> [MATERIAL PROVIDED]
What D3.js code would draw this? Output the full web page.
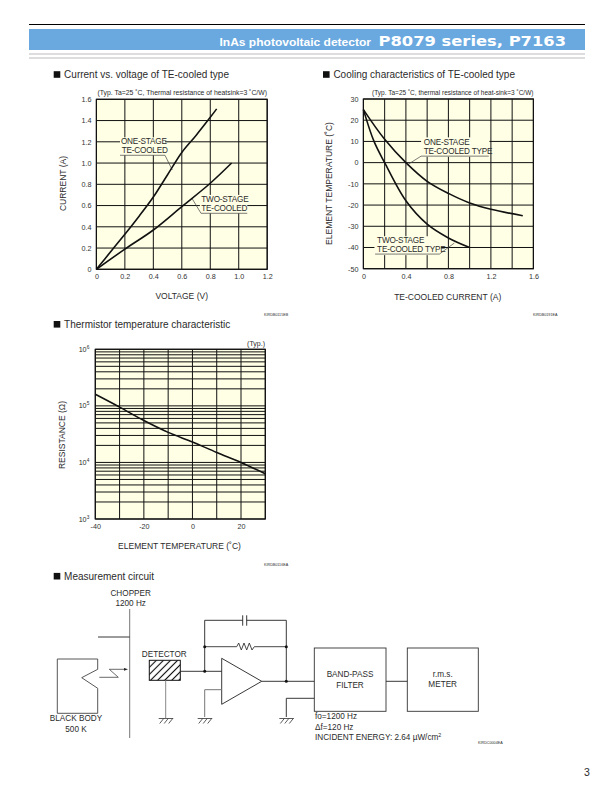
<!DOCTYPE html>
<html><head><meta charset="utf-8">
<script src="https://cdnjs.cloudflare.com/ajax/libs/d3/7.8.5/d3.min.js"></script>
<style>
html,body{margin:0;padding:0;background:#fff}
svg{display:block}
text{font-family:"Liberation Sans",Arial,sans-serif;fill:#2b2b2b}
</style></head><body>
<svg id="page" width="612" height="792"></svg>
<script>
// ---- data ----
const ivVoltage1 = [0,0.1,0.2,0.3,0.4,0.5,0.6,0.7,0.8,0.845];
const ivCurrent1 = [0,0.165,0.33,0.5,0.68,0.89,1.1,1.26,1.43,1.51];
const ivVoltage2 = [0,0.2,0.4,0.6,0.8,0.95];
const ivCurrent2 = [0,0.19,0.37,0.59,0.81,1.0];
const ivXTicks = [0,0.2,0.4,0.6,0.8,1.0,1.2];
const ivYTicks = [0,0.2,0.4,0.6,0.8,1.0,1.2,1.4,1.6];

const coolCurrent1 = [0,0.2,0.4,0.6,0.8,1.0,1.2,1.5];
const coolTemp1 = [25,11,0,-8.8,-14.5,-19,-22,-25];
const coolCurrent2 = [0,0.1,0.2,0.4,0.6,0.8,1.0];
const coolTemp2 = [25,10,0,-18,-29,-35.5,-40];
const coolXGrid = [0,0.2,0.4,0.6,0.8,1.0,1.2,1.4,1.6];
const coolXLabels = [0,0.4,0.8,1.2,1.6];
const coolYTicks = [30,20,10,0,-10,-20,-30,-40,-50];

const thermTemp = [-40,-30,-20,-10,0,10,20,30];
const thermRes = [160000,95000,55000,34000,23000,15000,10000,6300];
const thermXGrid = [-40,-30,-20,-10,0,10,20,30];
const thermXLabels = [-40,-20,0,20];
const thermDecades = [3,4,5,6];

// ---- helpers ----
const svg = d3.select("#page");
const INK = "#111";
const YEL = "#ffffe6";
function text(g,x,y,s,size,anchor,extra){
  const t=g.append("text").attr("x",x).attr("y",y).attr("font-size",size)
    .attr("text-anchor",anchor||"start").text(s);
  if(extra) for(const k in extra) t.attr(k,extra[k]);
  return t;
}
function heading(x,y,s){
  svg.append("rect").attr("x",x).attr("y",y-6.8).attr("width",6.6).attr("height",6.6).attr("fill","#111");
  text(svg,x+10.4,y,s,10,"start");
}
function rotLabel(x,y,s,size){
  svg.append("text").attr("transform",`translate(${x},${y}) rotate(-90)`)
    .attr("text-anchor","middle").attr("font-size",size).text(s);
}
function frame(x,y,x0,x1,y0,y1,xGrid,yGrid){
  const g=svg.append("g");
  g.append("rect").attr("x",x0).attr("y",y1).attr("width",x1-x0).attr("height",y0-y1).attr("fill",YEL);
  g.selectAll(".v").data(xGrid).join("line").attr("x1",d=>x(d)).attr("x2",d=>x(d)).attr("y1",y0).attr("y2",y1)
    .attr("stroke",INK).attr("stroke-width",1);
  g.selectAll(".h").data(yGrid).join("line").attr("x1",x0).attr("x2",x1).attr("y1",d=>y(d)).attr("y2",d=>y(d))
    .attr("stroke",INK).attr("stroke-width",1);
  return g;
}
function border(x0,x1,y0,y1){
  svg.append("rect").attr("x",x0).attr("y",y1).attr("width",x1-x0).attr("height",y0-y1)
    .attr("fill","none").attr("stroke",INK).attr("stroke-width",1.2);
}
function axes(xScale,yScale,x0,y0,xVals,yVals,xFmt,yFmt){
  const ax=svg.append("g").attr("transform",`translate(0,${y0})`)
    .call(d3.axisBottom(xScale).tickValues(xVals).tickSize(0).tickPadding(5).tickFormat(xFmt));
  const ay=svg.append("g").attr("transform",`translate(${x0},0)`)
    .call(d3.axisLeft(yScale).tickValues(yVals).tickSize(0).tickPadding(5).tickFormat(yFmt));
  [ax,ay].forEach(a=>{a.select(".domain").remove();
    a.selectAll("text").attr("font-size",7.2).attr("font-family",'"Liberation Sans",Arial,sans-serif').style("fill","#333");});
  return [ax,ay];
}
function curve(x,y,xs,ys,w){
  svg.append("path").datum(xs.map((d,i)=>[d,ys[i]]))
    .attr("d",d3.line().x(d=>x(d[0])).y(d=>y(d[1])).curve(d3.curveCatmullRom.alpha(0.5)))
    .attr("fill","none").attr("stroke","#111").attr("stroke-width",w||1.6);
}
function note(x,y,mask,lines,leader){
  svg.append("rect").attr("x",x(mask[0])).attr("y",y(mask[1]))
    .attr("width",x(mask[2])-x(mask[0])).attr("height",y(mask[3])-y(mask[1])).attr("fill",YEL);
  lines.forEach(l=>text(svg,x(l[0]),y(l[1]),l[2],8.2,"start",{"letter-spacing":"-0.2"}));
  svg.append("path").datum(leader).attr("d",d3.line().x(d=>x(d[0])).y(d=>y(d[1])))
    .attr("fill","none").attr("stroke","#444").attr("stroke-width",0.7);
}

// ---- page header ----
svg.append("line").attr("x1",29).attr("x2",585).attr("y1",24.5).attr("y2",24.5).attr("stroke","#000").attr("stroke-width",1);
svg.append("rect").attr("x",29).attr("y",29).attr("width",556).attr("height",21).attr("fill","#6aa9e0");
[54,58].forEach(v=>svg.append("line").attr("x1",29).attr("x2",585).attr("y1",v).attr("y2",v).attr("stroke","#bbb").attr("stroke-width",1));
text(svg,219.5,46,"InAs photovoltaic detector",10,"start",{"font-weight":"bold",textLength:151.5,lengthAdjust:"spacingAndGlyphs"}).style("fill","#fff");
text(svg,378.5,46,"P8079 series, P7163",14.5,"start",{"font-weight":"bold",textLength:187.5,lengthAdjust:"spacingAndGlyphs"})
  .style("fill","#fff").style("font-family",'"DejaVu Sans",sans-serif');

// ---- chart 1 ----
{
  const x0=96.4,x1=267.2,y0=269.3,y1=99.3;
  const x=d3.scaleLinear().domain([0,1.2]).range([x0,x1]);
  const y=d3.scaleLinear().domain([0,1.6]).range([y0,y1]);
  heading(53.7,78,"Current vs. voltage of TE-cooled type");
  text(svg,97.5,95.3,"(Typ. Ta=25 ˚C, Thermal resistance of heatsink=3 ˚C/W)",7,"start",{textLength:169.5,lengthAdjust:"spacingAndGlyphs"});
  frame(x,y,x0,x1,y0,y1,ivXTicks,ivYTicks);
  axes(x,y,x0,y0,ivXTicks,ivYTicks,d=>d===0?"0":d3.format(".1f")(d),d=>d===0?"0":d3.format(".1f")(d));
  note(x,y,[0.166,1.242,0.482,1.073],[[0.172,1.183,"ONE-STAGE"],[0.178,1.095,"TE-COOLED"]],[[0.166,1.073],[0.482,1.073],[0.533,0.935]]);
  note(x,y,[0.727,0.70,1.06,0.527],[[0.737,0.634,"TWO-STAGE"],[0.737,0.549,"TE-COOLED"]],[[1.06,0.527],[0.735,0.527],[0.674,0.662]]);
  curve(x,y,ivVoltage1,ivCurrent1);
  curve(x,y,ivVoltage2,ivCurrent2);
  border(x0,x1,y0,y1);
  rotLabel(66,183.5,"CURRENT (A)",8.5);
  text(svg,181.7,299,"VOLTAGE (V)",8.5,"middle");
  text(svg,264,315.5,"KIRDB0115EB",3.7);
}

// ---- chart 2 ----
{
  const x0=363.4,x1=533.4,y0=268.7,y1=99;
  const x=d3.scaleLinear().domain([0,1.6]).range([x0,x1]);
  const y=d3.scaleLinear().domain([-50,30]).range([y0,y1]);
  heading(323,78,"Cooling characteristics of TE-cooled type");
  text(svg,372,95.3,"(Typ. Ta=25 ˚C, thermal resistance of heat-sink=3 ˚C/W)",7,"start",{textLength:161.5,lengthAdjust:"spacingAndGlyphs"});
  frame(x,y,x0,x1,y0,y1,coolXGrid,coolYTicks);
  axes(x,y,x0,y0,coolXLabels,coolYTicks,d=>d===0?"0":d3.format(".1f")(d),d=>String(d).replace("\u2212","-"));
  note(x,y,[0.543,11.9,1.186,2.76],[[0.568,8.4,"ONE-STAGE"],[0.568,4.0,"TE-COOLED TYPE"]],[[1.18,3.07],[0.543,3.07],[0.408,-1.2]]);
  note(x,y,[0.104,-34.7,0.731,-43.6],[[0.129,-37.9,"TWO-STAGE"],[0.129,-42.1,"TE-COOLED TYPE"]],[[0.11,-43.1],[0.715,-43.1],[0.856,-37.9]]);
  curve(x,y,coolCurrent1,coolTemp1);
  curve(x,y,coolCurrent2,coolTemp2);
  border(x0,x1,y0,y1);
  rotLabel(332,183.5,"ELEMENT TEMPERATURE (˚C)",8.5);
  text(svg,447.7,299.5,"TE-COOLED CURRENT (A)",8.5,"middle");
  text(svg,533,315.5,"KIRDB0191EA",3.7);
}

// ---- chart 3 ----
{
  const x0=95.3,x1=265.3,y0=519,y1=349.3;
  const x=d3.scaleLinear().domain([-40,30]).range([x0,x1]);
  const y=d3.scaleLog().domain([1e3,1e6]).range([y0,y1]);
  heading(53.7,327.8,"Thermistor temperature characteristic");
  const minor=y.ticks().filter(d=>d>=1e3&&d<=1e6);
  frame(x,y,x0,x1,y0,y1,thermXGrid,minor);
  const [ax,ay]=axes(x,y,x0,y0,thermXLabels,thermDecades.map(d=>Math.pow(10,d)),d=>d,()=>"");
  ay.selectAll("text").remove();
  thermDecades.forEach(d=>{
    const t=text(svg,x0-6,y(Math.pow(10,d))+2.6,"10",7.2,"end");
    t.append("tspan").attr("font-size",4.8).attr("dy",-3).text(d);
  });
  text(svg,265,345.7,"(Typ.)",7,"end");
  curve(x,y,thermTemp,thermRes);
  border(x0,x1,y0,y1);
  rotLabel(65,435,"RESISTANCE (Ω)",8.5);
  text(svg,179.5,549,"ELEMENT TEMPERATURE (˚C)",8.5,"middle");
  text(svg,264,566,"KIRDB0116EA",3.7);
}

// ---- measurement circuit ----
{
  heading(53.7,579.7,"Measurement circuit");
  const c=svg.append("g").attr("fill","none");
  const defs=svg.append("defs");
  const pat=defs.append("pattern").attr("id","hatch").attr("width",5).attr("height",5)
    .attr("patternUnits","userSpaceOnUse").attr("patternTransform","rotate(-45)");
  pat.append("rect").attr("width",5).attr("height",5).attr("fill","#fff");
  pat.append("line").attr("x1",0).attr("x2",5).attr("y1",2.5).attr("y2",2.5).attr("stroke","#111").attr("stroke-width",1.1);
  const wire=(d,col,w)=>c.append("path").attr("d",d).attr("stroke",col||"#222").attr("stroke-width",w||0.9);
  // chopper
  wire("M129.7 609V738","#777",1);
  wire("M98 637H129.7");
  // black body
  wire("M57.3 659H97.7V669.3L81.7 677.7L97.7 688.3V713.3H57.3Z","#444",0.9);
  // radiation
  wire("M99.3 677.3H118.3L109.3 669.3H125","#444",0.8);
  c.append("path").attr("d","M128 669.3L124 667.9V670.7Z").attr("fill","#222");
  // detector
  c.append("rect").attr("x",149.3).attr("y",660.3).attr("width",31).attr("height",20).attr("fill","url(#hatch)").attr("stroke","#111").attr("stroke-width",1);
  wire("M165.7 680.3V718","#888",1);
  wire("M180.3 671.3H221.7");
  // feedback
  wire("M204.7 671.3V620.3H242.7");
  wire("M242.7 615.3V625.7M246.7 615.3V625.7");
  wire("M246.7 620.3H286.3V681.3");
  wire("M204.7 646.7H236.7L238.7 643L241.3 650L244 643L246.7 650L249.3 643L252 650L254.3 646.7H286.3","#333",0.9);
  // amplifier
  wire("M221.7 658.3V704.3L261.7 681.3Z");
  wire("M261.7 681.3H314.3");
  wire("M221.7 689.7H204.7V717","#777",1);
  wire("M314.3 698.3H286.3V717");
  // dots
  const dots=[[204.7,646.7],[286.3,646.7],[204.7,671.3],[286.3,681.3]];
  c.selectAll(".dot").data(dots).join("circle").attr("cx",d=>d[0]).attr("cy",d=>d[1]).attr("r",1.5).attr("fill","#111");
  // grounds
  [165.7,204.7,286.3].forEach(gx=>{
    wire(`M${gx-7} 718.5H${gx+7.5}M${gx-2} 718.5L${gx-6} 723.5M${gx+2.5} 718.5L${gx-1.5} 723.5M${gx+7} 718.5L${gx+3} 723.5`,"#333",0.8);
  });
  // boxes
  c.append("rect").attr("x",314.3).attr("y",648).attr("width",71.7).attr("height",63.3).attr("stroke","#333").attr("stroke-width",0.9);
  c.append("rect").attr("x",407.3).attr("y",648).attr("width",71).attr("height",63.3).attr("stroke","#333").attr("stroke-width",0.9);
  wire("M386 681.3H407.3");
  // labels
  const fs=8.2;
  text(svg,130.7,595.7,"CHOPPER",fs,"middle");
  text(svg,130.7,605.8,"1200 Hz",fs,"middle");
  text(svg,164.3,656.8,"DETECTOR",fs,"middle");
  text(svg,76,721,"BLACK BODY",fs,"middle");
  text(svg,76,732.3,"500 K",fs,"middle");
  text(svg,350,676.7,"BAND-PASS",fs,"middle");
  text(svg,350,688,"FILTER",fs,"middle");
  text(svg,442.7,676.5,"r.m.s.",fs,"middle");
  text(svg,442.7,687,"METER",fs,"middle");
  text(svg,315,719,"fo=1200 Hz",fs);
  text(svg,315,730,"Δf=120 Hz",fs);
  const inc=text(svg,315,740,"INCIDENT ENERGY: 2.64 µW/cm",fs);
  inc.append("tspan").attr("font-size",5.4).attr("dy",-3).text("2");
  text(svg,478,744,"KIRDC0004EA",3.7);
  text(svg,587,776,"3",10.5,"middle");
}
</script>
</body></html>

> [WHAT THE TASK ASKS]
Give again, word for word, every line from the top of the data through the line with "const thermDecades = [3,4,5,6];", both ends included, and exclude the pictures.

> [TASK OUTPUT]
What D3.js code would draw this? Output the full web page.
<!DOCTYPE html>
<html><head><meta charset="utf-8">
<script src="https://cdnjs.cloudflare.com/ajax/libs/d3/7.8.5/d3.min.js"></script>
<style>
html,body{margin:0;padding:0;background:#fff}
svg{display:block}
text{font-family:"Liberation Sans",Arial,sans-serif;fill:#2b2b2b}
</style></head><body>
<svg id="page" width="612" height="792"></svg>
<script>
// ---- data ----
const ivVoltage1 = [0,0.1,0.2,0.3,0.4,0.5,0.6,0.7,0.8,0.845];
const ivCurrent1 = [0,0.165,0.33,0.5,0.68,0.89,1.1,1.26,1.43,1.51];
const ivVoltage2 = [0,0.2,0.4,0.6,0.8,0.95];
const ivCurrent2 = [0,0.19,0.37,0.59,0.81,1.0];
const ivXTicks = [0,0.2,0.4,0.6,0.8,1.0,1.2];
const ivYTicks = [0,0.2,0.4,0.6,0.8,1.0,1.2,1.4,1.6];

const coolCurrent1 = [0,0.2,0.4,0.6,0.8,1.0,1.2,1.5];
const coolTemp1 = [25,11,0,-8.8,-14.5,-19,-22,-25];
const coolCurrent2 = [0,0.1,0.2,0.4,0.6,0.8,1.0];
const coolTemp2 = [25,10,0,-18,-29,-35.5,-40];
const coolXGrid = [0,0.2,0.4,0.6,0.8,1.0,1.2,1.4,1.6];
const coolXLabels = [0,0.4,0.8,1.2,1.6];
const coolYTicks = [30,20,10,0,-10,-20,-30,-40,-50];

const thermTemp = [-40,-30,-20,-10,0,10,20,30];
const thermRes = [160000,95000,55000,34000,23000,15000,10000,6300];
const thermXGrid = [-40,-30,-20,-10,0,10,20,30];
const thermXLabels = [-40,-20,0,20];
const thermDecades = [3,4,5,6];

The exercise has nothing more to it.